Digital assets encompass several types of investments, each with distinct characteristics and applications. This is precisely what makes their functionality so important to the financial sector.

Cryptocurrencies

Digital currencies such as Bitcoin represent one of the pillars of digital assets in the financial market. They function similarly to physical currency, despite existing only in the virtual environment, and are commonly used as a medium of exchange or store of value.

Tokens

Among the financial instruments available, tokens are a category that encompasses a variety of possible investments, such as:

  • Utility Tokens: Assets that provide access to products and services, whether physical or digital, through a public blockchain.
  • Security Tokens: The tokenization of traditional assets, such as bonds and stocks, enabling transparent and secure trading in the digital environment.
  • Governance Tokens: Assets that grant their owners active participation and decision-making power in the governance of a project.

Tokenized Assets

Another category of digital assets experiencing significant growth in the market is tokenized non-financial assets. Essentially, they grant ownership rights over non-financial assets to their holders, including real estate, precious metals, receivables, and more.

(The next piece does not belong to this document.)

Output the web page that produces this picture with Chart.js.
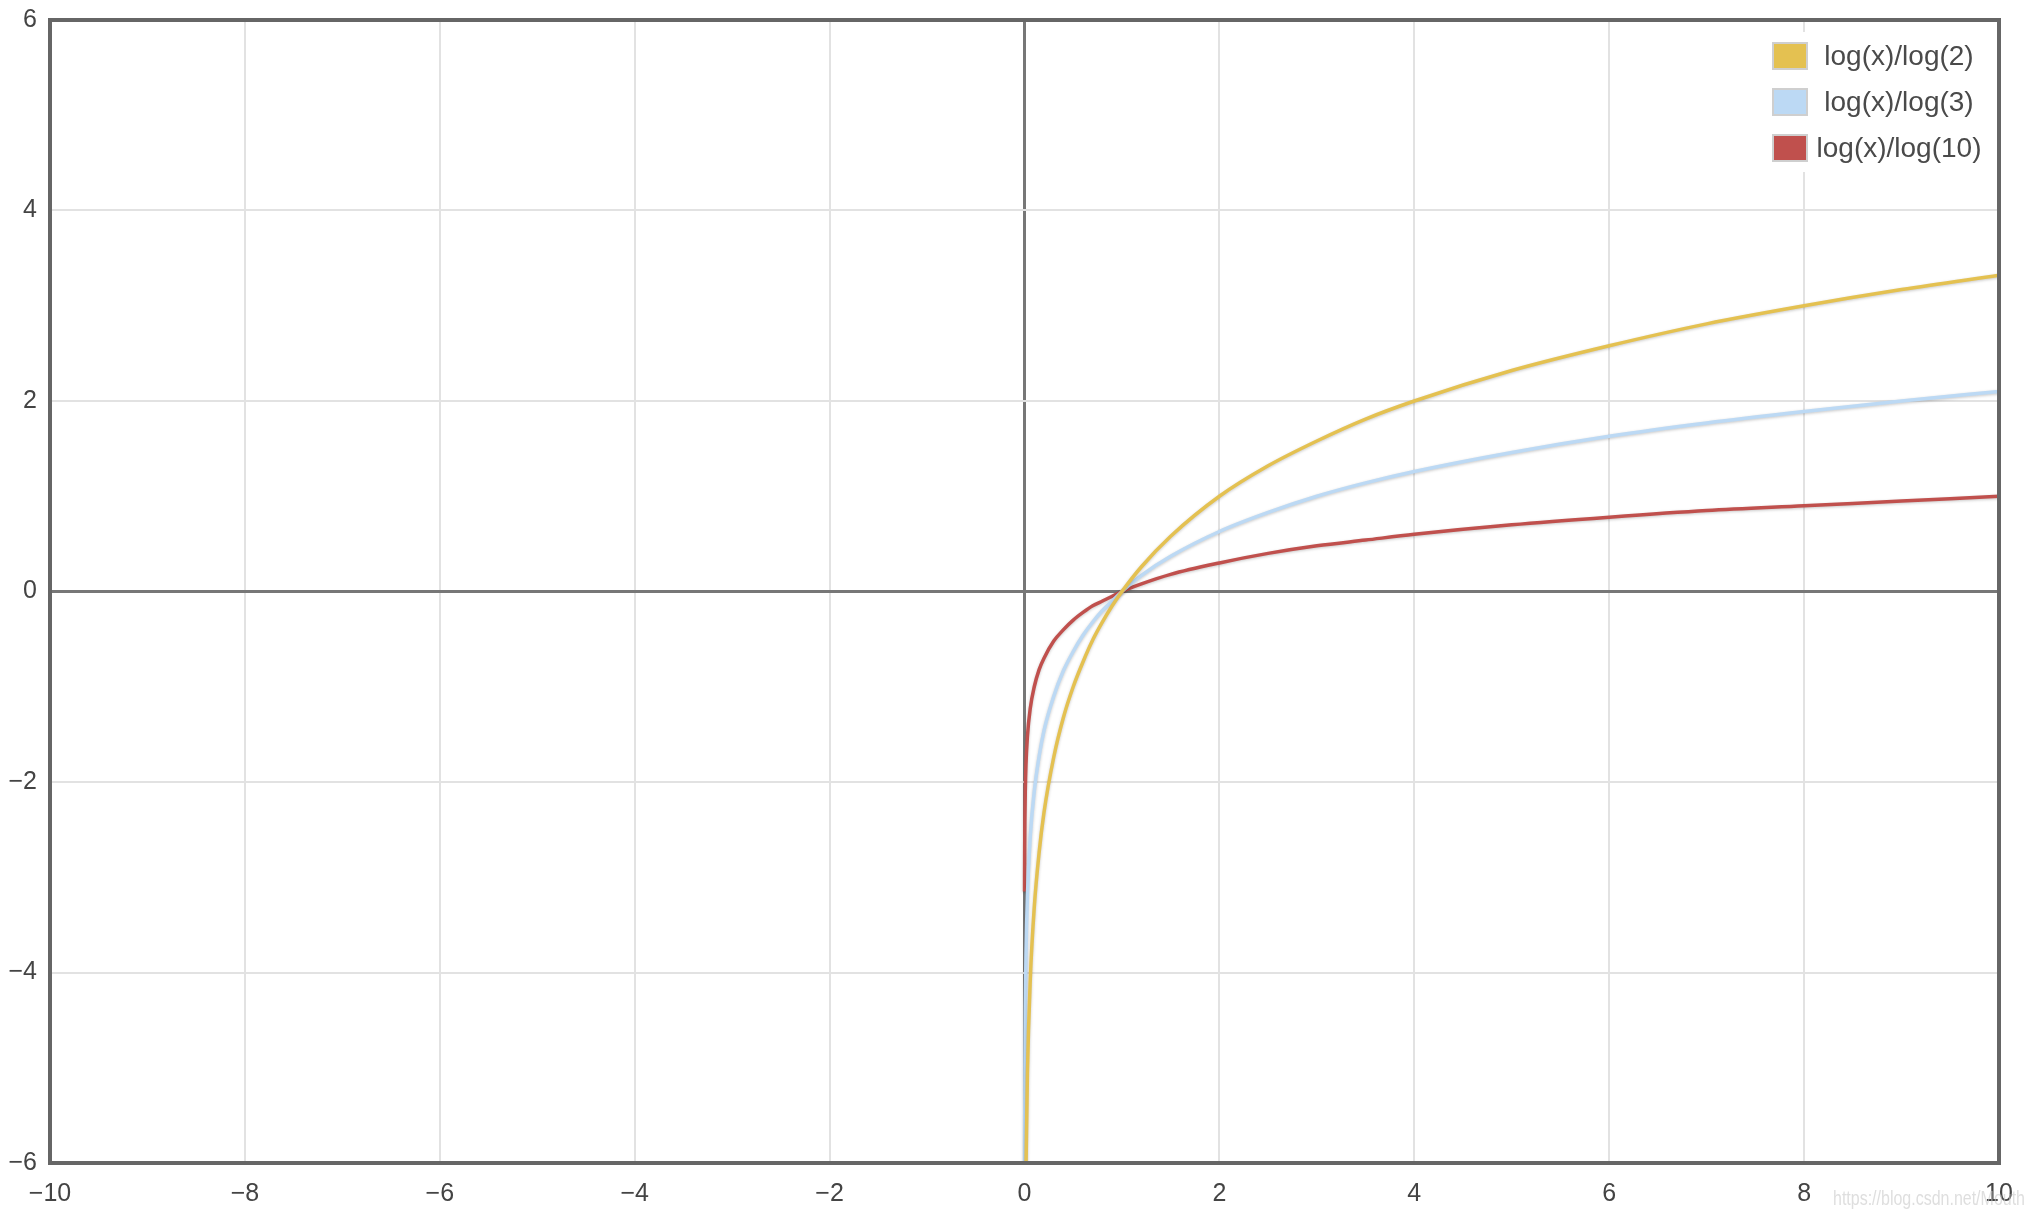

As a result, tokenized assets not only encourage broader investor participation but also increase the liquidity of these assets, making them more accessible.

Risks and Volatility

Investing in digital assets offers numerous advantages, including greater liquidity, operational efficiency, financial inclusion, decentralization, and security. However, this is also an environment that requires attention to certain risks. Volatility is another common characteristic of the digital asset market that creates opportunities for appreciation but can also result in significant losses.

Likewise, while blockchain technology provides an additional layer of security, it does not make digital assets a risk-free investment.

Therefore, paying close attention to the details of each asset—considering not only the potential return offered but also its market fluctuations—is important. In addition, investing in ongoing updates and improvements related to blockchain technology, as well as understanding the broader technological complexity involved in this market, are indispensable factors for achieving success with digital assets.